• EXERCISE
Pictures stay out of this copy, which runs from the first line of the material through the line containing "const yLeaf = d3.scalePoint().domain(leaves).range([39, 364]);".

# START OF RECORDS TO USE

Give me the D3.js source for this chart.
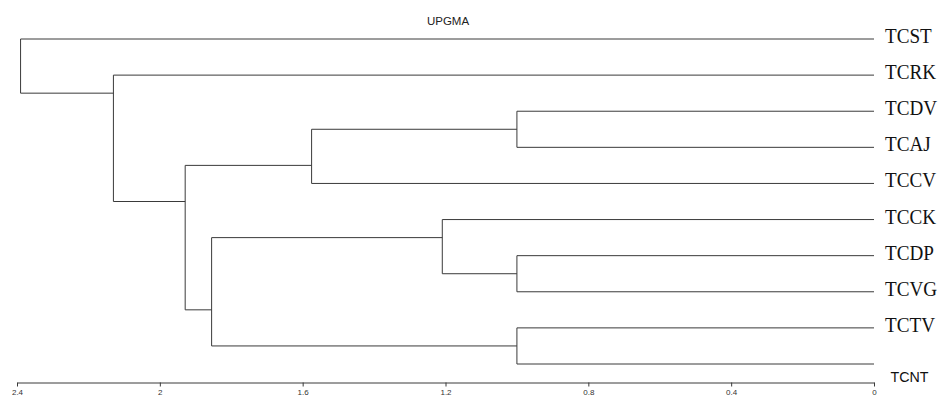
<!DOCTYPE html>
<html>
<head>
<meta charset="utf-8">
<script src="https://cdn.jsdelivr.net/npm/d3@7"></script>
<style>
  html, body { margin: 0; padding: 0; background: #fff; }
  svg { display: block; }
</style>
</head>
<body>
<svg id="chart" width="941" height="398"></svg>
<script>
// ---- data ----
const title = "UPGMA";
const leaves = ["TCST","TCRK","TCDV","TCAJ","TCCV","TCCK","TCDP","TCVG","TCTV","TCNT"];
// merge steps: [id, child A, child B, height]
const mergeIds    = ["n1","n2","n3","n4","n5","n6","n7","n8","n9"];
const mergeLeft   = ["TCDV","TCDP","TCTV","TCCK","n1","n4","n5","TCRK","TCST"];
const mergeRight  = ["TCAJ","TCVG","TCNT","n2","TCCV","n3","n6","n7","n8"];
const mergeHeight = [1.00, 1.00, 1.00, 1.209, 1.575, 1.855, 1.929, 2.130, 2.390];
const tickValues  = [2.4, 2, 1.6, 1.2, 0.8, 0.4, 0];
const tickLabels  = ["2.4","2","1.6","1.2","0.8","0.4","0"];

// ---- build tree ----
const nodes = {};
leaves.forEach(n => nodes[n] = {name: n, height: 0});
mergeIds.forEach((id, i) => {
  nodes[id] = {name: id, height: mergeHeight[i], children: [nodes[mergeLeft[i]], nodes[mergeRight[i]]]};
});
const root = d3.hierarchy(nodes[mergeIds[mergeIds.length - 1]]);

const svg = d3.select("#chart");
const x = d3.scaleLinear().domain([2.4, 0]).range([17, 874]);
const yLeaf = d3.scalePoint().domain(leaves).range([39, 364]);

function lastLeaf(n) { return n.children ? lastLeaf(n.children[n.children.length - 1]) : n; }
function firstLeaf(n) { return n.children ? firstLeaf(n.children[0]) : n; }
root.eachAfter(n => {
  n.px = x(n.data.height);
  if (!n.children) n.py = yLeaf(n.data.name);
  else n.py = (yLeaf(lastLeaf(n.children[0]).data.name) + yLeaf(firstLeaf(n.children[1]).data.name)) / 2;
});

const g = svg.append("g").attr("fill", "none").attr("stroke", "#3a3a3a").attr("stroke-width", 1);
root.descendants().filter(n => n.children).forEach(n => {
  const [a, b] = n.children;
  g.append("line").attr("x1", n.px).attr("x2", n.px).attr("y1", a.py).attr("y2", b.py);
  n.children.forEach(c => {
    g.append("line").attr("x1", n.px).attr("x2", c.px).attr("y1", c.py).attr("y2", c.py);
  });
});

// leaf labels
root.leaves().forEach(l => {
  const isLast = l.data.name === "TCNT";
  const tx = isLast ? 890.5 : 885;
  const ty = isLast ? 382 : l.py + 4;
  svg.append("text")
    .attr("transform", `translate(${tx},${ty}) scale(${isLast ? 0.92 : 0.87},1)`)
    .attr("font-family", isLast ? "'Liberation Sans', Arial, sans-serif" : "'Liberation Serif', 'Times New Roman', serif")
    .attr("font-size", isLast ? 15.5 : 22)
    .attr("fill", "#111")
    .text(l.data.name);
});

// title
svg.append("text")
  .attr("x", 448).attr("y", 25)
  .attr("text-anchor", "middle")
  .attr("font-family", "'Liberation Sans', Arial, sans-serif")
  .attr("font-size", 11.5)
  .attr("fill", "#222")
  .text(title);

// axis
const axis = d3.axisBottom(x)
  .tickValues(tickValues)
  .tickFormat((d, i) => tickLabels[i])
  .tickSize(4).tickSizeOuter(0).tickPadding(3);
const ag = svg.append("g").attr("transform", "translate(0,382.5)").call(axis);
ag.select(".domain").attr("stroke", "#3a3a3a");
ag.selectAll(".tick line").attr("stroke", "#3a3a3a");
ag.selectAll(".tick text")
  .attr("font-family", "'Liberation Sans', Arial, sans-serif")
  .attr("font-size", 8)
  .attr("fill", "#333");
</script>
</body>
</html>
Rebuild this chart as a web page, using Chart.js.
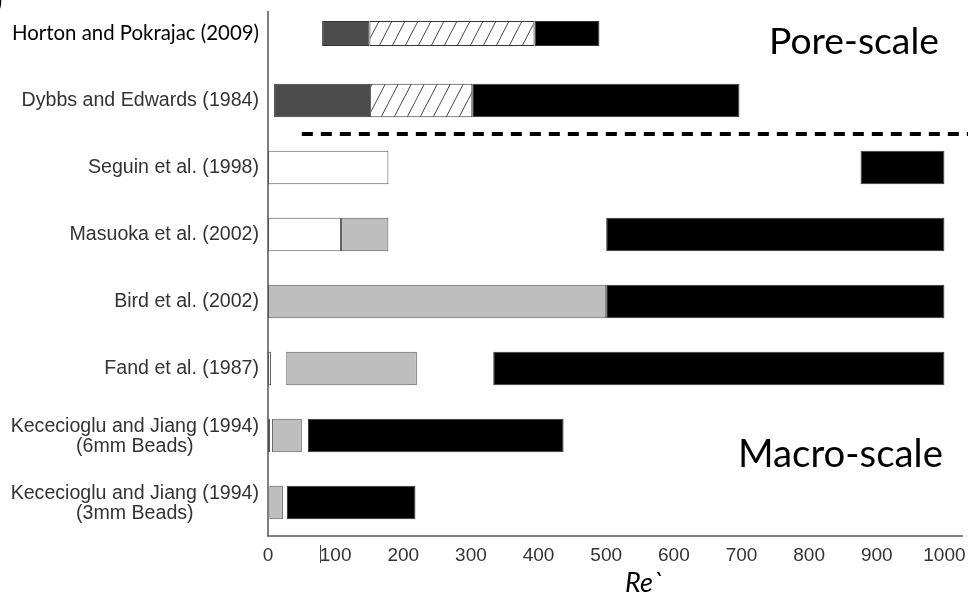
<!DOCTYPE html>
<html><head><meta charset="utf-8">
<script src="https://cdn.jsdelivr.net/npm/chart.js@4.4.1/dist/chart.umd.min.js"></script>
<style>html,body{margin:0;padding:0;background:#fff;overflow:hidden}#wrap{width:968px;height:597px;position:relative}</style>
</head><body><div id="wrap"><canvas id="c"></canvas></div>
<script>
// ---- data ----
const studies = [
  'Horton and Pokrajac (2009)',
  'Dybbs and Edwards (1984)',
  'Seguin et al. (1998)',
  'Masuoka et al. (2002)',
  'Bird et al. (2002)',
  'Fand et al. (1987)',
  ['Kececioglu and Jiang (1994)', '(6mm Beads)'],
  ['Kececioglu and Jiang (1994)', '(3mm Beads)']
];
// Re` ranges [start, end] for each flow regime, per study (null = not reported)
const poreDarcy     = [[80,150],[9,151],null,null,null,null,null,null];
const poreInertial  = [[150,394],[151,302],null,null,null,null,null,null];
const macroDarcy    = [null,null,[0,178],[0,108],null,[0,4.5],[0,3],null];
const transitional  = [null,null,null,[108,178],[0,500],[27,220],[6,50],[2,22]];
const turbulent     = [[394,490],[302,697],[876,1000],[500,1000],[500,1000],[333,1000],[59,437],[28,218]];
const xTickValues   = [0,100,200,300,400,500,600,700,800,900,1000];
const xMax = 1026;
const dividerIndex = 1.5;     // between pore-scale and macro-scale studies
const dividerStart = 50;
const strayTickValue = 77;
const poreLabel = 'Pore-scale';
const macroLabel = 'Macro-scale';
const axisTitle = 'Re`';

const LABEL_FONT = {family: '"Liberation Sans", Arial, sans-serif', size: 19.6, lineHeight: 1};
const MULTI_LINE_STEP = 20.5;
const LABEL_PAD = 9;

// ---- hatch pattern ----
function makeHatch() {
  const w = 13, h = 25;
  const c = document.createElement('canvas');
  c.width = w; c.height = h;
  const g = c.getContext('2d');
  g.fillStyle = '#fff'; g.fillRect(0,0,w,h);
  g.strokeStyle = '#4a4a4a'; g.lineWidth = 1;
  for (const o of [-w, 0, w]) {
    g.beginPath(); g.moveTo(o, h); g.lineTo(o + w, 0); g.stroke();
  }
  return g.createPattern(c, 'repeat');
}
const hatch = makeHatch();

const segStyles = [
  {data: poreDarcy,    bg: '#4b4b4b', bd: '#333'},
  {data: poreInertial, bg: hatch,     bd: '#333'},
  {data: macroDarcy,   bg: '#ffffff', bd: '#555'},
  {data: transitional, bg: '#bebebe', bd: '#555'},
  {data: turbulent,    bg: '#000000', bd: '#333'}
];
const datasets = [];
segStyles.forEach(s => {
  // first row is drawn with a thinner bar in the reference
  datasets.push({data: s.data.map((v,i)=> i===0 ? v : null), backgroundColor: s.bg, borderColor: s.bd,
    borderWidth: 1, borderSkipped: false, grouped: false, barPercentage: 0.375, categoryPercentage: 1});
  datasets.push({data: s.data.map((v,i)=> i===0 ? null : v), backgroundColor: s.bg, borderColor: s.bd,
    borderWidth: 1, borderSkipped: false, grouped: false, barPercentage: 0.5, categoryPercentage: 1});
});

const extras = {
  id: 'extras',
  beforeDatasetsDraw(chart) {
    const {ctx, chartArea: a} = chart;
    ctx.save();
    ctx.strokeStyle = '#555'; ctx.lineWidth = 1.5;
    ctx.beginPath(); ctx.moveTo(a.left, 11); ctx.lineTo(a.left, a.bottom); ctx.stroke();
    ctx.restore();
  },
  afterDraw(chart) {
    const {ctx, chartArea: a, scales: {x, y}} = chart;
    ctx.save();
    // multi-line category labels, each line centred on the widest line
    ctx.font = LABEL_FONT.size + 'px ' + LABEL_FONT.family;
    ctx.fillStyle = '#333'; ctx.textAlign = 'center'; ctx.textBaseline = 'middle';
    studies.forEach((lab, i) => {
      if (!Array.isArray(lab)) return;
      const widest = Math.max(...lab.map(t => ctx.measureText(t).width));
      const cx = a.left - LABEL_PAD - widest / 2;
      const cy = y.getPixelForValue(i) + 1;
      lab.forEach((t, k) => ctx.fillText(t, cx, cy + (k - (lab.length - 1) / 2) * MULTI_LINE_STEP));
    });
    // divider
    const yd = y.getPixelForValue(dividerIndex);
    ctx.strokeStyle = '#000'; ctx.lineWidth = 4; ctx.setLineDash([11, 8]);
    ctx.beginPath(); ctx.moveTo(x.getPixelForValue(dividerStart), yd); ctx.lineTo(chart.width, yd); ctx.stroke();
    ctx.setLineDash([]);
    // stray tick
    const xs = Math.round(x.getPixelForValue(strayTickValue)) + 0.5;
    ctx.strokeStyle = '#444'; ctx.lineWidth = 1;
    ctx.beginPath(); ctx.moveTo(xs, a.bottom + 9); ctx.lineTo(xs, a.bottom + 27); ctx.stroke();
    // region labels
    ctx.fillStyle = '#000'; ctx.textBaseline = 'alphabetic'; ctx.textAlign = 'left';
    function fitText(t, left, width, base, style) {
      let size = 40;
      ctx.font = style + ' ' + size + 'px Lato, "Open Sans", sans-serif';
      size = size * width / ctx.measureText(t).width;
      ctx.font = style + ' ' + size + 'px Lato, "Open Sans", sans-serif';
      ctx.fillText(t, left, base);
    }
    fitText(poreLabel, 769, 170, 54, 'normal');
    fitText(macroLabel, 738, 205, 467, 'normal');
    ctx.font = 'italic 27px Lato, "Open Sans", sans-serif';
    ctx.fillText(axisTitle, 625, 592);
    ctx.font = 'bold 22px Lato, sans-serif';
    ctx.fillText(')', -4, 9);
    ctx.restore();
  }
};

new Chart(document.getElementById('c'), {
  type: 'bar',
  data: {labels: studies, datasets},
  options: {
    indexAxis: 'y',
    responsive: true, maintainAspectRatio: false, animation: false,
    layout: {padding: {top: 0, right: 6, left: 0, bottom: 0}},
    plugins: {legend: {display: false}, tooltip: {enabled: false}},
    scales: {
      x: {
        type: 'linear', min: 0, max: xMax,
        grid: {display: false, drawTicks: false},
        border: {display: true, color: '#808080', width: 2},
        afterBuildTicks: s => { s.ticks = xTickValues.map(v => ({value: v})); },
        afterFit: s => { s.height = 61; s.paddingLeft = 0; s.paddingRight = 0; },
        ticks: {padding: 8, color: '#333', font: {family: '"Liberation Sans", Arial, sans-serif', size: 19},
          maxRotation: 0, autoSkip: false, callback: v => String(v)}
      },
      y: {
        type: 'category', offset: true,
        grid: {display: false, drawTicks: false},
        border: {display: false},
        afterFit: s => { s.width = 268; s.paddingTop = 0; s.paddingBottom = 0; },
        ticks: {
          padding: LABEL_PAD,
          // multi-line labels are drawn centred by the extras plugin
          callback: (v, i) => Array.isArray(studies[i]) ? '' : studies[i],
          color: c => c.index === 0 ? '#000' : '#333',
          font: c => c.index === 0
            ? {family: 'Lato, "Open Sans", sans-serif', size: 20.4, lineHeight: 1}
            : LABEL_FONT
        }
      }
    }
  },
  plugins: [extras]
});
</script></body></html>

# END OF RECORDS TO USE

• TASK ANSWER
Give me the D3.js source for this chart.
<!DOCTYPE html>
<html>
<head>
<meta charset="utf-8">
<script src="https://cdn.jsdelivr.net/npm/d3@7"></script>
<style>
  html, body { margin: 0; padding: 0; background: #fff; }
  svg { display: block; }
</style>
</head>
<body>
<svg id="chart" width="941" height="398"></svg>
<script>
// ---- data ----
const title = "UPGMA";
const leaves = ["TCST","TCRK","TCDV","TCAJ","TCCV","TCCK","TCDP","TCVG","TCTV","TCNT"];
// merge steps: [id, child A, child B, height]
const mergeIds    = ["n1","n2","n3","n4","n5","n6","n7","n8","n9"];
const mergeLeft   = ["TCDV","TCDP","TCTV","TCCK","n1","n4","n5","TCRK","TCST"];
const mergeRight  = ["TCAJ","TCVG","TCNT","n2","TCCV","n3","n6","n7","n8"];
const mergeHeight = [1.00, 1.00, 1.00, 1.209, 1.575, 1.855, 1.929, 2.130, 2.390];
const tickValues  = [2.4, 2, 1.6, 1.2, 0.8, 0.4, 0];
const tickLabels  = ["2.4","2","1.6","1.2","0.8","0.4","0"];

// ---- build tree ----
const nodes = {};
leaves.forEach(n => nodes[n] = {name: n, height: 0});
mergeIds.forEach((id, i) => {
  nodes[id] = {name: id, height: mergeHeight[i], children: [nodes[mergeLeft[i]], nodes[mergeRight[i]]]};
});
const root = d3.hierarchy(nodes[mergeIds[mergeIds.length - 1]]);

const svg = d3.select("#chart");
const x = d3.scaleLinear().domain([2.4, 0]).range([17, 874]);
const yLeaf = d3.scalePoint().domain(leaves).range([39, 364]);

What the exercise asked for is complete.